S. Korea worried about adverse impact of U.S.-China trade row

The U.S.-initiated trade row with China could hit South Korea’s export-driven economy hard, policymakers and analysts here have said.

“There is a possibility for the impact … to be much more severe than before,” Finance Minister Hong Nam-ki, also deputy prime minister for economic affairs, told an emergency meeting on Monday, agency reports.

Hong said the government will make all-out efforts to minimize the impact and prepare for all possible scenarios.

The U.S.-China trade tensions initiated by Washington have stoked worries about a global economic slump and rattled the global financial markets, plunging the South Korean currency to new lows in years.

South Korea relies heavily on exports to fuel the growth of economy. The United States and China account for almost 40 percent of the country’s total exports.

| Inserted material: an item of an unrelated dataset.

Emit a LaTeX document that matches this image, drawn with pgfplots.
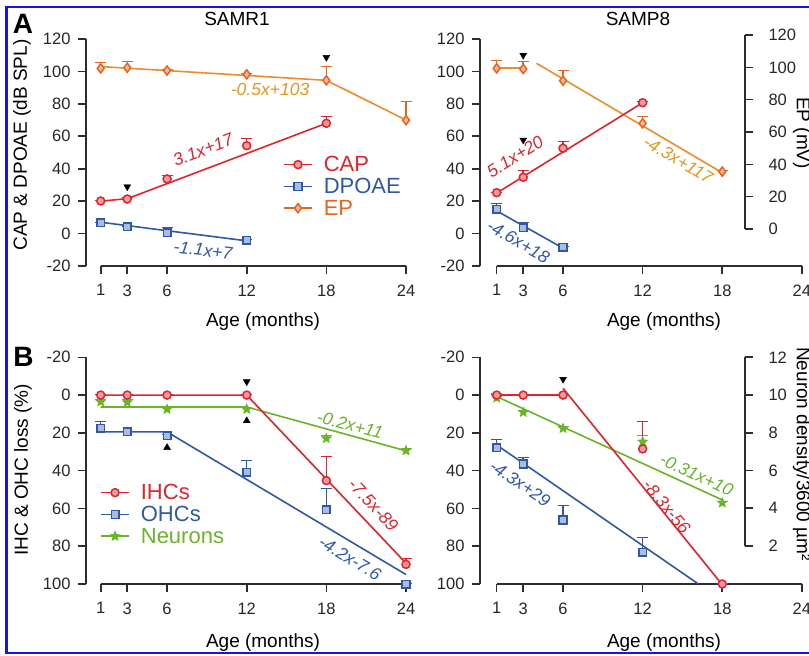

The Korea International Trade Association said in a report on May 12 that the U.S. imposition of tariffs on Chinese goods was estimated to cause a reduction of 0.14 percent or 870 million U.S. dollars in South Korea’s

The report said countries that rely heavily on intermediate goods exports to China, such as South Korea, Germany and Japan, were likely to take a big hit in exports.

South Korean’s semiconductor, electric equipment, steel and chemical products have a high percentage of processing trade, making them likely to be badly influenced by the U.S.-China trade disputes, the report said.

Meanwhile, the Korea Institute for International Economic Policy (KIEP) predicted in its latest report that the U.S.-China trade disputes could lead to a decline of 1.36 billion dollars in South Korea’s exports.

If the trade disputes deepen further, South Korea’s exports will be affected more negatively amid a global economic slowdown, the KIEP said. South Korea’s exports kept falling for five months through April due
mainly to the downturn in the business cycle of the global chip industry.

The South Korean government had previously predicted a possible export rebound in the second half of the year, but the U.S.-China trade disputes blurred the rosy prediction.

The country’s real gross domestic product (GDP), adjusted for inflation, contracted 0.3 percent in the first quarter of the year compared with the previous quarter.

In the latest flare-up of U.S.-China trade tensions, Washington increased additional tariffs on 200 billion dollars’ worth of Chinese imports from 10 percent to 25 percent earlier this month, and has threatened to raise tariffs
on more Chinese imports.

In response, China has announced that it will raise additional tariffs on a range of U.S. imports from June 1, and “will fight to the end.” Amid widespread worries about global economic uncertainties incurred by
recent tariff hikes, China has reiterated that escalating trade tensions “serve no one’s interests” and will “tie down the world economy as well.”

Beijing has repeatedly called on the United States, which started the row, to get back on the right track as soon as possible and meet China halfway to achieve a mutually beneficial and win-win agreement on the basis of mutual respect.